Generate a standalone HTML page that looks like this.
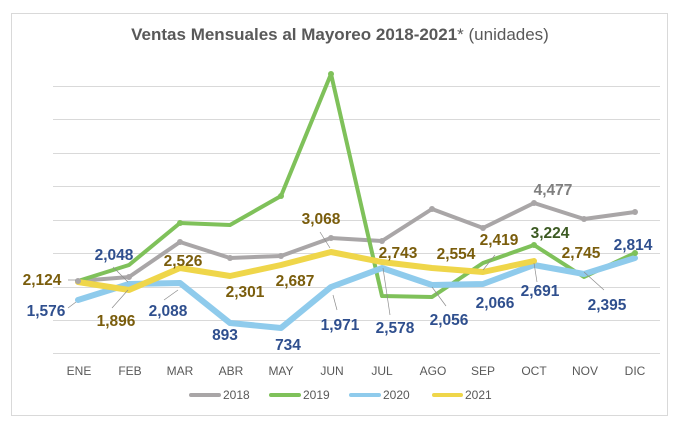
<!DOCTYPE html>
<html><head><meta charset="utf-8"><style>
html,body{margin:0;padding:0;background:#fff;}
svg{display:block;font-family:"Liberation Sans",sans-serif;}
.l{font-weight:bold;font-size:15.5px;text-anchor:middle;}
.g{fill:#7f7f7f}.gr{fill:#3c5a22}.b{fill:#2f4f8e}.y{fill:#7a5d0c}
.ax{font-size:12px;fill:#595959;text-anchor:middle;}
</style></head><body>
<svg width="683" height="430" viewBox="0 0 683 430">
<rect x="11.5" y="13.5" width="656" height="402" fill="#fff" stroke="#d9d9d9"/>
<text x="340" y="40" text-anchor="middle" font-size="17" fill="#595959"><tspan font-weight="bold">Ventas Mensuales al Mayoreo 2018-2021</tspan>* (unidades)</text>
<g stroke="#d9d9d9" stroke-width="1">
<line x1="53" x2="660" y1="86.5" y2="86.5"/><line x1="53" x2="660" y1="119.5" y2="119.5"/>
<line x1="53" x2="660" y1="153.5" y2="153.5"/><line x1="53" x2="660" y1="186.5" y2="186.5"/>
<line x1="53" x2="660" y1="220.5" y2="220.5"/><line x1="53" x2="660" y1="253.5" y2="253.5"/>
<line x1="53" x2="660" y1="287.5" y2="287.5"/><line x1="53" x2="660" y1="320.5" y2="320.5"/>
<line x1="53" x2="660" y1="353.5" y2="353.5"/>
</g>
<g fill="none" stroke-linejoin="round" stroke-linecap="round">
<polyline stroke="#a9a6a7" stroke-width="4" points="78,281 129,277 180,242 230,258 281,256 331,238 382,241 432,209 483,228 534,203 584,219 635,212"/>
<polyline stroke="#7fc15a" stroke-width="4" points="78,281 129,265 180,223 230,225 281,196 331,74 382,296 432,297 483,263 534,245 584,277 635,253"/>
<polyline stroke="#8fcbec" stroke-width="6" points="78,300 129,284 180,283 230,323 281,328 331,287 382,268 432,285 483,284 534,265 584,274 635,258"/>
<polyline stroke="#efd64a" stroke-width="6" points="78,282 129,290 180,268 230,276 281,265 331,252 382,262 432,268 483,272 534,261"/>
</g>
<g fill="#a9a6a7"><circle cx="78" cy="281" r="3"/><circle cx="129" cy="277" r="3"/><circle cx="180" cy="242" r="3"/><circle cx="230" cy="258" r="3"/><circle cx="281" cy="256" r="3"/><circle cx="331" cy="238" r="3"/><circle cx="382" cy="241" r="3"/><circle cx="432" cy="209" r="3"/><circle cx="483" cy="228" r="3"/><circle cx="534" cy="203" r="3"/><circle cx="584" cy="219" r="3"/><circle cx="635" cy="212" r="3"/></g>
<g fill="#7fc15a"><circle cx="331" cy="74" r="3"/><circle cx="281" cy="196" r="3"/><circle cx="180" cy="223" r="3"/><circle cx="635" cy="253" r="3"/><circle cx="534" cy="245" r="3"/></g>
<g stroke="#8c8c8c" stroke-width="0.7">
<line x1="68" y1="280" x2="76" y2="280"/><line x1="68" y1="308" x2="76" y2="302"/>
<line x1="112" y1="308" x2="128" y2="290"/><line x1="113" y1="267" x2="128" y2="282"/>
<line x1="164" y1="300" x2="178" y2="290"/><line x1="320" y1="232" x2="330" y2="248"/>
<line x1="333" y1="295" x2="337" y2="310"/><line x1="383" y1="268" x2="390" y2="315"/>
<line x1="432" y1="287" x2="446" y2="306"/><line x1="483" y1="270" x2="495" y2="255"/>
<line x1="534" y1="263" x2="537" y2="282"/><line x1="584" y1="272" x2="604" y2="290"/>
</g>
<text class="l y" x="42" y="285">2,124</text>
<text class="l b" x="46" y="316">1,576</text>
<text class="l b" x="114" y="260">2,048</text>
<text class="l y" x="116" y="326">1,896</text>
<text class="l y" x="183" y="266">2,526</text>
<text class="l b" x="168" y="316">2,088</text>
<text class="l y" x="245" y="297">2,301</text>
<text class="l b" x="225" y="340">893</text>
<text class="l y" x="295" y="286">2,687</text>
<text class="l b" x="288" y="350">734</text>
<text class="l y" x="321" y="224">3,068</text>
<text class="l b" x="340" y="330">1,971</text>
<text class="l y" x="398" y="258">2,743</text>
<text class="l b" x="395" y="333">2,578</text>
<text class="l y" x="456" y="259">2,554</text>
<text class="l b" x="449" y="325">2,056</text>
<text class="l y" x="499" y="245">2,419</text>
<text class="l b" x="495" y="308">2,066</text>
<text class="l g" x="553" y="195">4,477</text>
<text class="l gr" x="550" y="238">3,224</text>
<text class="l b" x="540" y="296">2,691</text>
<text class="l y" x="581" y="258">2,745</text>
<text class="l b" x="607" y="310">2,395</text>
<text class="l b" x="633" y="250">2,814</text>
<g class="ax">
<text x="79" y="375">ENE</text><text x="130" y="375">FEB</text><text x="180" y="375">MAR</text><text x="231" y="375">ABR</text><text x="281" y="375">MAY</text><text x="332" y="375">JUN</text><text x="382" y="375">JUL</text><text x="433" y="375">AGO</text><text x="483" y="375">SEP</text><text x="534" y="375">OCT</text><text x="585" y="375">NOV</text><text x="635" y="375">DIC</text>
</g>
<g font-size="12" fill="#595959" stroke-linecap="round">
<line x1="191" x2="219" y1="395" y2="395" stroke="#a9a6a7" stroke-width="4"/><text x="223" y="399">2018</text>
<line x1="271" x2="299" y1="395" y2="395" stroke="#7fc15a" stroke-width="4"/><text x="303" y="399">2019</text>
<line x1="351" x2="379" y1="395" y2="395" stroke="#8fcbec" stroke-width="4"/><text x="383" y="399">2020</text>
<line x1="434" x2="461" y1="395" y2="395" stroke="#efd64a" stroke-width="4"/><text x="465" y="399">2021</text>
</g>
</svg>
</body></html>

========================================

▶ **TO DO**
All of the material above needs to be restated exactly, with no pictures.

▶ **WRITTEN SOLUTION**
Generate a standalone HTML page that looks like this.
<!DOCTYPE html>
<html><head><meta charset="utf-8"><style>
html,body{margin:0;padding:0;background:#fff;}
svg{display:block;font-family:"Liberation Sans",sans-serif;}
.l{font-weight:bold;font-size:15.5px;text-anchor:middle;}
.g{fill:#7f7f7f}.gr{fill:#3c5a22}.b{fill:#2f4f8e}.y{fill:#7a5d0c}
.ax{font-size:12px;fill:#595959;text-anchor:middle;}
</style></head><body>
<svg width="683" height="430" viewBox="0 0 683 430">
<rect x="11.5" y="13.5" width="656" height="402" fill="#fff" stroke="#d9d9d9"/>
<text x="340" y="40" text-anchor="middle" font-size="17" fill="#595959"><tspan font-weight="bold">Ventas Mensuales al Mayoreo 2018-2021</tspan>* (unidades)</text>
<g stroke="#d9d9d9" stroke-width="1">
<line x1="53" x2="660" y1="86.5" y2="86.5"/><line x1="53" x2="660" y1="119.5" y2="119.5"/>
<line x1="53" x2="660" y1="153.5" y2="153.5"/><line x1="53" x2="660" y1="186.5" y2="186.5"/>
<line x1="53" x2="660" y1="220.5" y2="220.5"/><line x1="53" x2="660" y1="253.5" y2="253.5"/>
<line x1="53" x2="660" y1="287.5" y2="287.5"/><line x1="53" x2="660" y1="320.5" y2="320.5"/>
<line x1="53" x2="660" y1="353.5" y2="353.5"/>
</g>
<g fill="none" stroke-linejoin="round" stroke-linecap="round">
<polyline stroke="#a9a6a7" stroke-width="4" points="78,281 129,277 180,242 230,258 281,256 331,238 382,241 432,209 483,228 534,203 584,219 635,212"/>
<polyline stroke="#7fc15a" stroke-width="4" points="78,281 129,265 180,223 230,225 281,196 331,74 382,296 432,297 483,263 534,245 584,277 635,253"/>
<polyline stroke="#8fcbec" stroke-width="6" points="78,300 129,284 180,283 230,323 281,328 331,287 382,268 432,285 483,284 534,265 584,274 635,258"/>
<polyline stroke="#efd64a" stroke-width="6" points="78,282 129,290 180,268 230,276 281,265 331,252 382,262 432,268 483,272 534,261"/>
</g>
<g fill="#a9a6a7"><circle cx="78" cy="281" r="3"/><circle cx="129" cy="277" r="3"/><circle cx="180" cy="242" r="3"/><circle cx="230" cy="258" r="3"/><circle cx="281" cy="256" r="3"/><circle cx="331" cy="238" r="3"/><circle cx="382" cy="241" r="3"/><circle cx="432" cy="209" r="3"/><circle cx="483" cy="228" r="3"/><circle cx="534" cy="203" r="3"/><circle cx="584" cy="219" r="3"/><circle cx="635" cy="212" r="3"/></g>
<g fill="#7fc15a"><circle cx="331" cy="74" r="3"/><circle cx="281" cy="196" r="3"/><circle cx="180" cy="223" r="3"/><circle cx="635" cy="253" r="3"/><circle cx="534" cy="245" r="3"/></g>
<g stroke="#8c8c8c" stroke-width="0.7">
<line x1="68" y1="280" x2="76" y2="280"/><line x1="68" y1="308" x2="76" y2="302"/>
<line x1="112" y1="308" x2="128" y2="290"/><line x1="113" y1="267" x2="128" y2="282"/>
<line x1="164" y1="300" x2="178" y2="290"/><line x1="320" y1="232" x2="330" y2="248"/>
<line x1="333" y1="295" x2="337" y2="310"/><line x1="383" y1="268" x2="390" y2="315"/>
<line x1="432" y1="287" x2="446" y2="306"/><line x1="483" y1="270" x2="495" y2="255"/>
<line x1="534" y1="263" x2="537" y2="282"/><line x1="584" y1="272" x2="604" y2="290"/>
</g>
<text class="l y" x="42" y="285">2,124</text>
<text class="l b" x="46" y="316">1,576</text>
<text class="l b" x="114" y="260">2,048</text>
<text class="l y" x="116" y="326">1,896</text>
<text class="l y" x="183" y="266">2,526</text>
<text class="l b" x="168" y="316">2,088</text>
<text class="l y" x="245" y="297">2,301</text>
<text class="l b" x="225" y="340">893</text>
<text class="l y" x="295" y="286">2,687</text>
<text class="l b" x="288" y="350">734</text>
<text class="l y" x="321" y="224">3,068</text>
<text class="l b" x="340" y="330">1,971</text>
<text class="l y" x="398" y="258">2,743</text>
<text class="l b" x="395" y="333">2,578</text>
<text class="l y" x="456" y="259">2,554</text>
<text class="l b" x="449" y="325">2,056</text>
<text class="l y" x="499" y="245">2,419</text>
<text class="l b" x="495" y="308">2,066</text>
<text class="l g" x="553" y="195">4,477</text>
<text class="l gr" x="550" y="238">3,224</text>
<text class="l b" x="540" y="296">2,691</text>
<text class="l y" x="581" y="258">2,745</text>
<text class="l b" x="607" y="310">2,395</text>
<text class="l b" x="633" y="250">2,814</text>
<g class="ax">
<text x="79" y="375">ENE</text><text x="130" y="375">FEB</text><text x="180" y="375">MAR</text><text x="231" y="375">ABR</text><text x="281" y="375">MAY</text><text x="332" y="375">JUN</text><text x="382" y="375">JUL</text><text x="433" y="375">AGO</text><text x="483" y="375">SEP</text><text x="534" y="375">OCT</text><text x="585" y="375">NOV</text><text x="635" y="375">DIC</text>
</g>
<g font-size="12" fill="#595959" stroke-linecap="round">
<line x1="191" x2="219" y1="395" y2="395" stroke="#a9a6a7" stroke-width="4"/><text x="223" y="399">2018</text>
<line x1="271" x2="299" y1="395" y2="395" stroke="#7fc15a" stroke-width="4"/><text x="303" y="399">2019</text>
<line x1="351" x2="379" y1="395" y2="395" stroke="#8fcbec" stroke-width="4"/><text x="383" y="399">2020</text>
<line x1="434" x2="461" y1="395" y2="395" stroke="#efd64a" stroke-width="4"/><text x="465" y="399">2021</text>
</g>
</svg>
</body></html>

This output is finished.